- [DATASET CONTENT]:

★ ★ ★ ★ ★ ★ ★

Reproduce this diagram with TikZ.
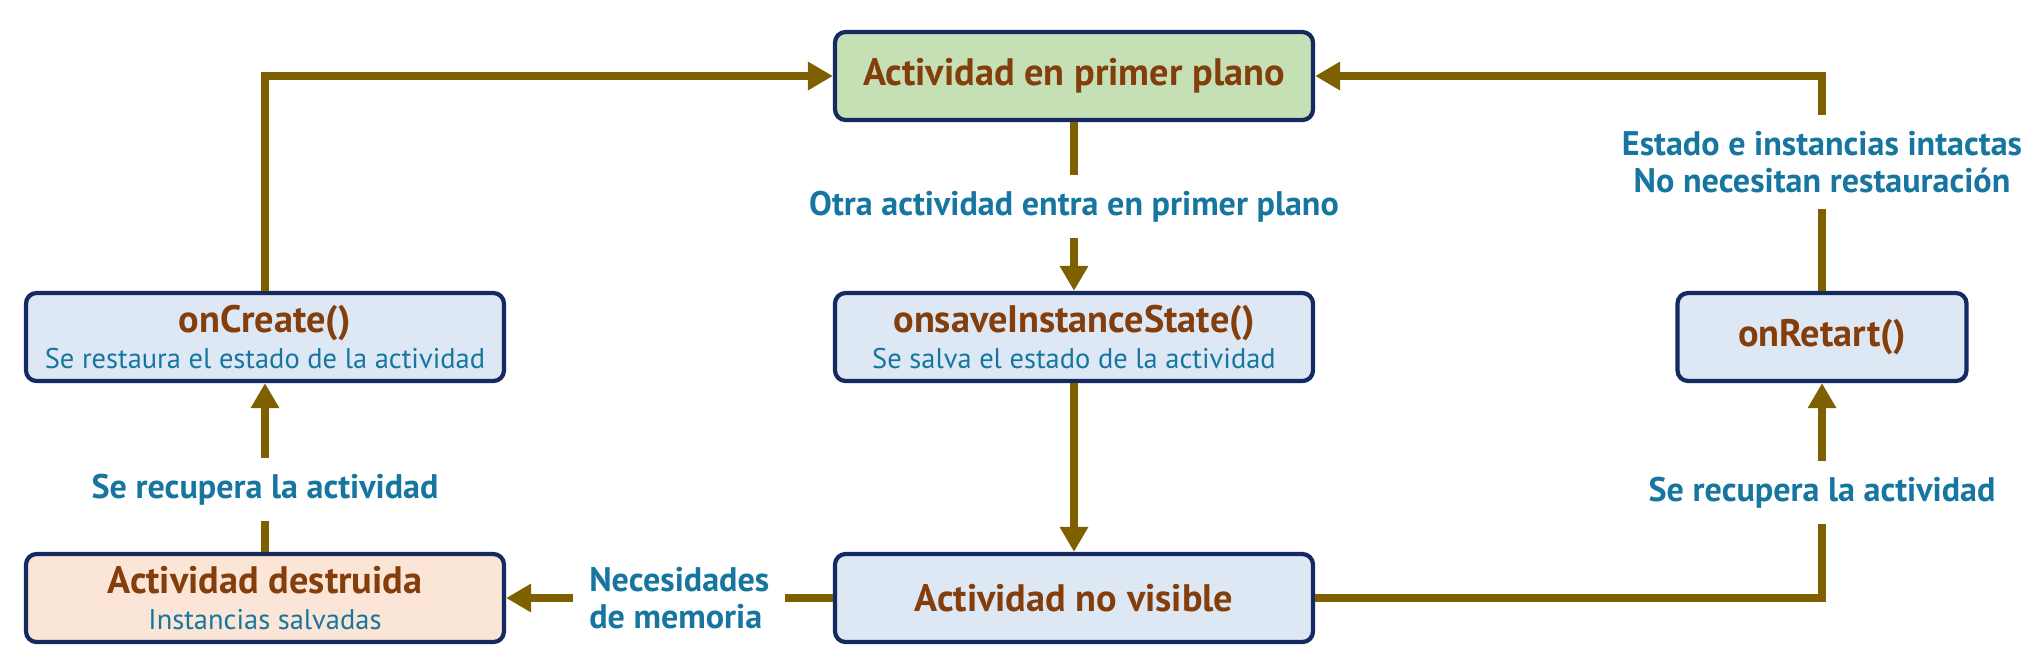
\documentclass[tikz,border=0pt]{standalone}
\usepackage{fontspec}
\setmainfont{PT Sans}
\usepackage{tikz}
\usetikzlibrary{arrows.meta}
\definecolor{flowgold}{RGB}{127,96,0}
\definecolor{boxnavy}{RGB}{22,42,98}
\definecolor{boxblue}{RGB}{222,232,245}
\definecolor{boxgreen}{RGB}{197,224,180}
\definecolor{boxpeach}{RGB}{251,229,214}
\definecolor{titlebrown}{RGB}{132,62,12}
\definecolor{labelteal}{RGB}{22,118,160}
\newcommand{\statetitle}[1]{{\color{titlebrown}\bfseries\fontsize{10.9}{12}\selectfont #1}}
\newcommand{\statesub}[1]{{\color{labelteal}\fontsize{8.1}{10}\selectfont #1}}
\tikzstyle{state}=[draw=boxnavy,line width=1.2pt,rounded corners=3pt,fill=boxblue,
                   minimum width=4.78cm,minimum height=0.88cm,align=center,inner sep=2pt,
                   font=\fontsize{8}{10}\selectfont]
\tikzstyle{flow}=[-{Triangle[length=0.25cm,width=0.27cm]},line width=2.3pt,flowgold]
\tikzstyle{lbl}=[fill=white,text=labelteal,font=\bfseries\fontsize{9.7}{10.6}\selectfont,
                 align=center,inner sep=0.16cm]

\begin{document}
\begin{tikzpicture}
  \def\xa{2.65}   % left column
  \def\xb{10.74}  % middle column
  \def\xc{18.22}  % right column
  \def\ya{-0.76}  % top row
  \def\yb{-3.37}  % middle row
  \def\yc{-5.98}  % bottom row
  \useasboundingbox (0,0) rectangle (20.38,-6.66);

  % STATES
  \node[state,fill=boxgreen] (front) at (\xb,\ya) {\statetitle{Actividad en primer plano}};
  \node[state] (create) at (\xa,\yb) {\statetitle{onCreate()}\\\statesub{Se restaura el estado de la actividad}};
  \node[state] (save) at (\xb,\yb) {\statetitle{onsaveInstanceState()}\\\statesub{Se salva el estado de la actividad}};
  \node[state,minimum width=2.89cm] (restart) at (\xc,\yb) {\statetitle{onRetart()}};
  \node[state,fill=boxpeach] (destroyed) at (\xa,\yc) {\statetitle{Actividad destruida}\\\statesub{Instancias salvadas}};
  \node[state] (hidden) at (\xb,\yc) {\statetitle{Actividad no visible}};

  % TRANSITIONS
  \draw[flow] (front) -- (save) node[midway,lbl] {Otra actividad entra en primer plano};
  \draw[flow] (save) -- (hidden);
  \draw[flow] (hidden) -- (destroyed) node[pos=0.47,lbl,align=left] {Necesidades\\de memoria};
  \draw[flow] (destroyed) -- (create) node[pos=0.37,lbl] {Se recupera la actividad};
  \draw[flow] (create.north) |- (front.west);
  \draw[flow] (hidden.east) -| (restart.south) node[pos=0.745,lbl] {Se recupera la actividad};
  \draw[flow] (restart.north) |- (front.east) node[pos=0.3,lbl] {Estado e instancias intactas\\No necesitan restauración};

\end{tikzpicture}
\end{document}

★ ★ ★ ★ ★ ★ ★

Copy every line of the data exactly as written, excluding the pictures.

Reproduce this diagram with TikZ.
\documentclass[tikz,border=0pt]{standalone}
\usepackage{fontspec}
\setmainfont{PT Sans}
\usepackage{tikz}
\usetikzlibrary{arrows.meta}
\definecolor{flowgold}{RGB}{127,96,0}
\definecolor{boxnavy}{RGB}{22,42,98}
\definecolor{boxblue}{RGB}{222,232,245}
\definecolor{boxgreen}{RGB}{197,224,180}
\definecolor{boxpeach}{RGB}{251,229,214}
\definecolor{titlebrown}{RGB}{132,62,12}
\definecolor{labelteal}{RGB}{22,118,160}
\newcommand{\statetitle}[1]{{\color{titlebrown}\bfseries\fontsize{10.9}{12}\selectfont #1}}
\newcommand{\statesub}[1]{{\color{labelteal}\fontsize{8.1}{10}\selectfont #1}}
\tikzstyle{state}=[draw=boxnavy,line width=1.2pt,rounded corners=3pt,fill=boxblue,
                   minimum width=4.78cm,minimum height=0.88cm,align=center,inner sep=2pt,
                   font=\fontsize{8}{10}\selectfont]
\tikzstyle{flow}=[-{Triangle[length=0.25cm,width=0.27cm]},line width=2.3pt,flowgold]
\tikzstyle{lbl}=[fill=white,text=labelteal,font=\bfseries\fontsize{9.7}{10.6}\selectfont,
                 align=center,inner sep=0.16cm]

\begin{document}
\begin{tikzpicture}
  \def\xa{2.65}   % left column
  \def\xb{10.74}  % middle column
  \def\xc{18.22}  % right column
  \def\ya{-0.76}  % top row
  \def\yb{-3.37}  % middle row
  \def\yc{-5.98}  % bottom row
  \useasboundingbox (0,0) rectangle (20.38,-6.66);

  % STATES
  \node[state,fill=boxgreen] (front) at (\xb,\ya) {\statetitle{Actividad en primer plano}};
  \node[state] (create) at (\xa,\yb) {\statetitle{onCreate()}\\\statesub{Se restaura el estado de la actividad}};
  \node[state] (save) at (\xb,\yb) {\statetitle{onsaveInstanceState()}\\\statesub{Se salva el estado de la actividad}};
  \node[state,minimum width=2.89cm] (restart) at (\xc,\yb) {\statetitle{onRetart()}};
  \node[state,fill=boxpeach] (destroyed) at (\xa,\yc) {\statetitle{Actividad destruida}\\\statesub{Instancias salvadas}};
  \node[state] (hidden) at (\xb,\yc) {\statetitle{Actividad no visible}};

  % TRANSITIONS
  \draw[flow] (front) -- (save) node[midway,lbl] {Otra actividad entra en primer plano};
  \draw[flow] (save) -- (hidden);
  \draw[flow] (hidden) -- (destroyed) node[pos=0.47,lbl,align=left] {Necesidades\\de memoria};
  \draw[flow] (destroyed) -- (create) node[pos=0.37,lbl] {Se recupera la actividad};
  \draw[flow] (create.north) |- (front.west);
  \draw[flow] (hidden.east) -| (restart.south) node[pos=0.745,lbl] {Se recupera la actividad};
  \draw[flow] (restart.north) |- (front.east) node[pos=0.3,lbl] {Estado e instancias intactas\\No necesitan restauración};

\end{tikzpicture}
\end{document}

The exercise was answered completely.